### To do
Extract the lines from the first one in the records below through the line containing "const axisColor = '#444';", keeping both ends and leaving out any pictures.

+ + + +

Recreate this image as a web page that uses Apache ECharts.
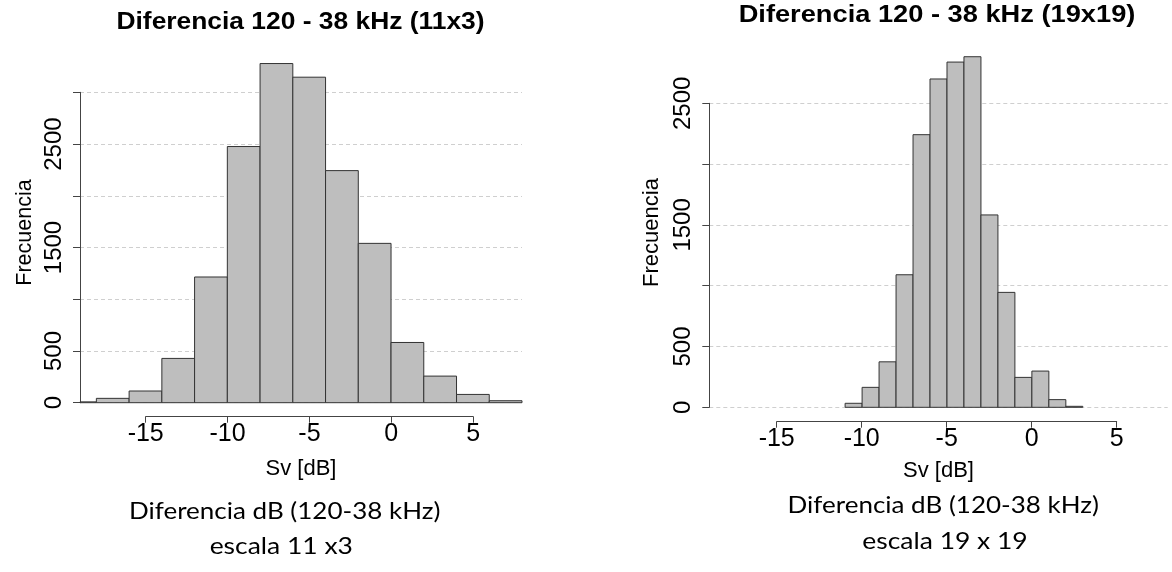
<!DOCTYPE html>
<html>
<head>
<meta charset="utf-8">
<script src="https://cdn.jsdelivr.net/npm/echarts@6/dist/echarts.min.js"></script>
<style>
html,body{margin:0;padding:0;background:#fff;}
#chart{width:1172px;height:572px;}
</style>
</head>
<body>
<div id="chart"></div>
<script>
// ---- data ----
const leftTitle = 'Diferencia 120 - 38 kHz (11x3)';
const rightTitle = 'Diferencia 120 - 38 kHz (19x19)';
const xName = 'Sv [dB]';
const yName = 'Frecuencia';
const leftCaption = ['Diferencia dB (120-38 kHz)', 'escala 11 x3'];
const rightCaption = ['Diferencia dB (120-38 kHz)', 'escala 19 x 19'];

// bin edges (dB) and counts
const leftBreaks = [-20, -18, -16, -14, -12, -10, -8, -6, -4, -2, 0, 2, 4, 6, 8];
const leftCounts = [8, 42, 113, 428, 1215, 2476, 3278, 3146, 2243, 1540, 582, 257, 80, 19];
const rightBreaks = [-11, -10, -9, -8, -7, -6, -5, -4, -3, -2, -1, 0, 1, 2, 3];
const rightCounts = [33, 164, 374, 1090, 2242, 2700, 2839, 2883, 1582, 945, 246, 298, 63, 8];

// tick labels
const xTickLabels = ['-15', '-10', '-5', '0', '5'];
const yTickLabels = {0: '0', 500: '500', 1500: '1500', 2500: '2500'};

// ---- build ----
function toBins(breaks, counts) {
  return counts.map((c, i) => [breaks[i], breaks[i + 1], c]);
}
function renderBar(params, api) {
  const lo = api.value(0), hi = api.value(1), c = api.value(2);
  const p0 = api.coord([lo, 0]);
  const p1 = api.coord([hi, c]);
  const cs = params.coordSys;
  const x0 = Math.max(p0[0], cs.x);
  const x1 = Math.min(p1[0], cs.x + cs.width);
  if (x1 <= x0) return null;
  return {
    type: 'rect',
    shape: {x: x0, y: p1[1], width: x1 - x0, height: p0[1] - p1[1]},
    style: {fill: '#BEBEBE', stroke: '#333333', lineWidth: 1}
  };
}
const FONT = '"Liberation Sans", Arial, sans-serif';
const CAPFONT = 'Lato, "Open Sans", sans-serif';
const axisColor = '#444';

function mainX(gi, gap) {
  return {
    gridIndex: gi, type: 'value', min: -19, max: 8,
    axisLine: {show: false, onZero: false}, axisTick: {show: false}, axisLabel: {show: false}, splitLine: {show: false},
    name: xName, nameLocation: 'middle', nameGap: gap,
    nameTextStyle: {fontFamily: FONT, fontSize: 22, color: '#000'}
  };
}
function helperX(gi, off) {
  return {
    gridIndex: gi, type: 'value', min: -15, max: 5, interval: 5, offset: off,
    axisLine: {show: true, onZero: false, lineStyle: {color: axisColor, width: 1}},
    axisTick: {show: true, length: 6, lineStyle: {color: axisColor}},
    axisLabel: {fontFamily: FONT, fontSize: 25, color: '#000', margin: 5,
      formatter: v => xTickLabels[Math.round((v + 15) / 5)]},
    splitLine: {show: false}
  };
}
function mainY(gi, max) {
  return {
    gridIndex: gi, type: 'value', min: 0, max: max, interval: 500,
    axisLine: {show: true, onZero: false, lineStyle: {color: axisColor, width: 1}},
    axisTick: {show: true, length: 7, lineStyle: {color: axisColor}},
    axisLabel: {rotate: 90, fontFamily: FONT, fontSize: 24, color: '#000', margin: 14,
      formatter: v => (yTickLabels[v] !== undefined ? yTickLabels[v] : '')},
    splitLine: {show: true, lineStyle: {color: '#cfcfcf', type: [4, 3], width: 1}}
  };
}
function helperY(gi) {
  return {gridIndex: gi, type: 'value', min: 0, max: 1, show: false};
}
function txt(x, y, text, font, sx, rot) {
  return {type: 'text', x: x, y: y, rotation: rot || 0, scaleX: sx || 1,
    style: {text: text, font: font, fill: '#000', align: 'center', verticalAlign: 'middle'}};
}

const option = {
  backgroundColor: '#fff',
  animation: false,
  grid: [
    {left: 80, right: 650, top: 92.3, bottom: 169.3},
    {left: 145.7, right: 698.8, top: 92.3, bottom: 169.3},
    {left: 709.3, right: 4.3, top: 103.3, bottom: 164.7},
    {left: 776.7, right: 55.3, top: 103.3, bottom: 164.7}
  ],
  xAxis: [mainX(0, 55), helperX(1, 14), mainX(2, 53), helperX(3, 14.4)],
  yAxis: [mainY(0, 3000), helperY(1), mainY(2, 2500), helperY(3)],
  series: [
    {type: 'custom', xAxisIndex: 0, yAxisIndex: 0, renderItem: renderBar,
      encode: {x: [0, 1], y: 2}, data: toBins(leftBreaks, leftCounts), clip: false, silent: true},
    {type: 'custom', xAxisIndex: 2, yAxisIndex: 2, renderItem: renderBar,
      encode: {x: [0, 1], y: 2}, data: toBins(rightBreaks, rightCounts), clip: false, silent: true}
  ],
  graphic: [
    txt(300.5, 22.4, leftTitle, 'bold 23px ' + FONT, 1.147),
    txt(937, 15.8, rightTitle, 'bold 24px ' + FONT, 1.135),
    txt(25, 232.5, yName, '21.5px ' + FONT, 1, Math.PI / 2),
    txt(651.7, 232.5, yName, '22px ' + FONT, 1, Math.PI / 2),
    txt(284.7, 512, leftCaption[0], '23px ' + CAPFONT, 1.13),
    txt(281.3, 547, leftCaption[1], '23px ' + CAPFONT, 1.15),
    txt(943.3, 506, rightCaption[0], '23px ' + CAPFONT, 1.13),
    txt(945, 542, rightCaption[1], '23px ' + CAPFONT, 1.15)
  ]
};
const chart = echarts.init(document.getElementById('chart'), null, {renderer: 'canvas'});
chart.setOption(option);
</script>
</body>
</html>
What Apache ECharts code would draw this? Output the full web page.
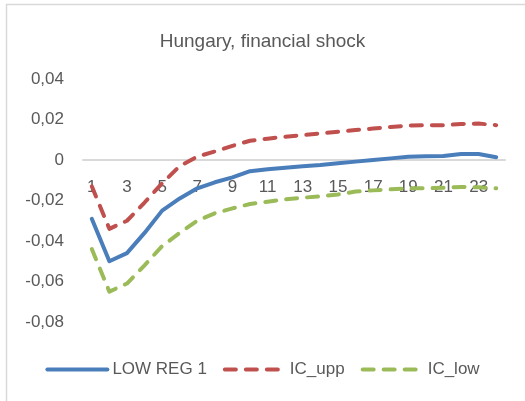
<!DOCTYPE html>
<html>
<head>
<meta charset="utf-8">
<script src="https://cdn.jsdelivr.net/npm/echarts@6/dist/echarts.min.js"></script>
<style>
  html, body { margin: 0; padding: 0; background: #ffffff; }
  #chart { width: 525px; height: 401px; }
</style>
</head>
<body>
<div id="chart"></div>
<script>
// Impulse response horizon (periods)
const periods = ['1','2','3','4','5','6','7','8','9','10','11','12','13','14','15','16','17','18','19','20','21','22','23','24'];

// Point estimate
const lowReg1 = [-0.029, -0.050, -0.046, -0.036, -0.025, -0.019, -0.014, -0.011, -0.0086, -0.0055,
                 -0.0046, -0.0038, -0.0031, -0.0025, -0.0016, -0.0008, 0.0, 0.0008, 0.0016, 0.0018,
                 0.0020, 0.0030, 0.0030, 0.0014];

// Upper confidence band
const icUpp = [-0.013, -0.034, -0.030, -0.021, -0.0115, -0.003, 0.0017, 0.0042, 0.0070, 0.0095,
               0.0105, 0.0115, 0.0123, 0.0131, 0.0140, 0.0148, 0.0155, 0.0163, 0.0170, 0.0172,
               0.0172, 0.0178, 0.0180, 0.0172];

// Lower confidence band
const icLow = [-0.044, -0.065, -0.061, -0.052, -0.0425, -0.036, -0.030, -0.0263, -0.0239, -0.0217,
               -0.0206, -0.0194, -0.0186, -0.0180, -0.0170, -0.0156, -0.0150, -0.0145, -0.0140, -0.0140,
               -0.0137, -0.0133, -0.0135, -0.0140];

const textColor = '#595959';
const fontFamily = '"Liberation Sans", Arial, sans-serif';

// Plot area geometry (pixels)
const gridTop = 79;
const gridBottom = 79;
const chartHeight = 401;
const yMin = -0.08;
const yMax = 0.04;
// Shift the category axis up so it sits on the zero line
const zeroOffset = -((chartHeight - gridTop - gridBottom) * (0 - yMin) / (yMax - yMin));

const chart = echarts.init(document.getElementById('chart'), null, { renderer: 'canvas' });

chart.setOption({
  animation: false,
  backgroundColor: '#ffffff',
  textStyle: { fontFamily: fontFamily, color: textColor },
  graphic: [
    { type: 'line', shape: { x1: 6, y1: 4.5, x2: 525, y2: 4.5 }, style: { stroke: '#d9d9d9', lineWidth: 1.5 }, silent: true },
    { type: 'line', shape: { x1: 6.5, y1: 4, x2: 6.5, y2: 401 }, style: { stroke: '#d9d9d9', lineWidth: 1.5 }, silent: true }
  ],
  title: {
    text: 'Hungary, financial shock',
    left: 'center',
    top: 27,
    textStyle: { fontFamily: fontFamily, fontSize: 19, fontWeight: 'normal', color: textColor }
  },
  legend: {
    bottom: 18,
    left: 'center',
    itemWidth: 60,
    itemHeight: 14,
    itemGap: 16,
    itemStyle: { opacity: 0 },
    lineStyle: { width: 4, cap: 'round' },
    textStyle: { fontFamily: fontFamily, fontSize: 17, color: textColor },
    data: ['LOW REG 1', 'IC_upp', 'IC_low']
  },
  grid: { left: 83, right: 20, top: gridTop, bottom: gridBottom, containLabel: false },
  xAxis: {
    type: 'category',
    data: periods,
    boundaryGap: true,
    position: 'bottom',
    offset: zeroOffset,
    axisLine: { onZero: false, lineStyle: { color: '#d9d9d9', width: 2 } },
    axisTick: { show: false },
    axisLabel: { interval: 1, margin: 19, fontSize: 17, color: textColor, fontFamily: fontFamily },
    splitLine: { show: false }
  },
  yAxis: {
    type: 'value',
    min: yMin,
    max: yMax,
    interval: 0.02,
    axisLine: { show: false },
    axisTick: { show: false },
    splitLine: { show: false },
    axisLabel: {
      margin: 19,
      fontSize: 17,
      color: textColor,
      fontFamily: fontFamily,
      formatter: function (v) {
        if (Math.abs(v) < 1e-9) return '0';
        return v.toFixed(2).replace('.', ',');
      }
    }
  },
  series: [
    {
      name: 'LOW REG 1',
      type: 'line',
      data: lowReg1,
      symbol: 'none',
      smooth: false,
      lineStyle: { color: '#4a7ebb', width: 4, cap: 'round', join: 'round' },
      itemStyle: { color: '#4a7ebb' },
      z: 3
    },
    {
      name: 'IC_upp',
      type: 'line',
      data: icUpp,
      symbol: 'none',
      lineStyle: { color: '#c0504d', width: 4, type: [11, 10], cap: 'round', join: 'round' },
      itemStyle: { color: '#c0504d' },
      z: 2
    },
    {
      name: 'IC_low',
      type: 'line',
      data: icLow,
      symbol: 'none',
      lineStyle: { color: '#9bbb59', width: 4, type: [11, 10], cap: 'round', join: 'round' },
      itemStyle: { color: '#9bbb59' },
      z: 2
    }
  ]
});
</script>
</body>
</html>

+ + + +

### Exercise result
Recreate this image as a web page that uses Apache ECharts.
<!DOCTYPE html>
<html>
<head>
<meta charset="utf-8">
<script src="https://cdn.jsdelivr.net/npm/echarts@6/dist/echarts.min.js"></script>
<style>
html,body{margin:0;padding:0;background:#fff;}
#chart{width:1172px;height:572px;}
</style>
</head>
<body>
<div id="chart"></div>
<script>
// ---- data ----
const leftTitle = 'Diferencia 120 - 38 kHz (11x3)';
const rightTitle = 'Diferencia 120 - 38 kHz (19x19)';
const xName = 'Sv [dB]';
const yName = 'Frecuencia';
const leftCaption = ['Diferencia dB (120-38 kHz)', 'escala 11 x3'];
const rightCaption = ['Diferencia dB (120-38 kHz)', 'escala 19 x 19'];

// bin edges (dB) and counts
const leftBreaks = [-20, -18, -16, -14, -12, -10, -8, -6, -4, -2, 0, 2, 4, 6, 8];
const leftCounts = [8, 42, 113, 428, 1215, 2476, 3278, 3146, 2243, 1540, 582, 257, 80, 19];
const rightBreaks = [-11, -10, -9, -8, -7, -6, -5, -4, -3, -2, -1, 0, 1, 2, 3];
const rightCounts = [33, 164, 374, 1090, 2242, 2700, 2839, 2883, 1582, 945, 246, 298, 63, 8];

// tick labels
const xTickLabels = ['-15', '-10', '-5', '0', '5'];
const yTickLabels = {0: '0', 500: '500', 1500: '1500', 2500: '2500'};

// ---- build ----
function toBins(breaks, counts) {
  return counts.map((c, i) => [breaks[i], breaks[i + 1], c]);
}
function renderBar(params, api) {
  const lo = api.value(0), hi = api.value(1), c = api.value(2);
  const p0 = api.coord([lo, 0]);
  const p1 = api.coord([hi, c]);
  const cs = params.coordSys;
  const x0 = Math.max(p0[0], cs.x);
  const x1 = Math.min(p1[0], cs.x + cs.width);
  if (x1 <= x0) return null;
  return {
    type: 'rect',
    shape: {x: x0, y: p1[1], width: x1 - x0, height: p0[1] - p1[1]},
    style: {fill: '#BEBEBE', stroke: '#333333', lineWidth: 1}
  };
}
const FONT = '"Liberation Sans", Arial, sans-serif';
const CAPFONT = 'Lato, "Open Sans", sans-serif';
const axisColor = '#444';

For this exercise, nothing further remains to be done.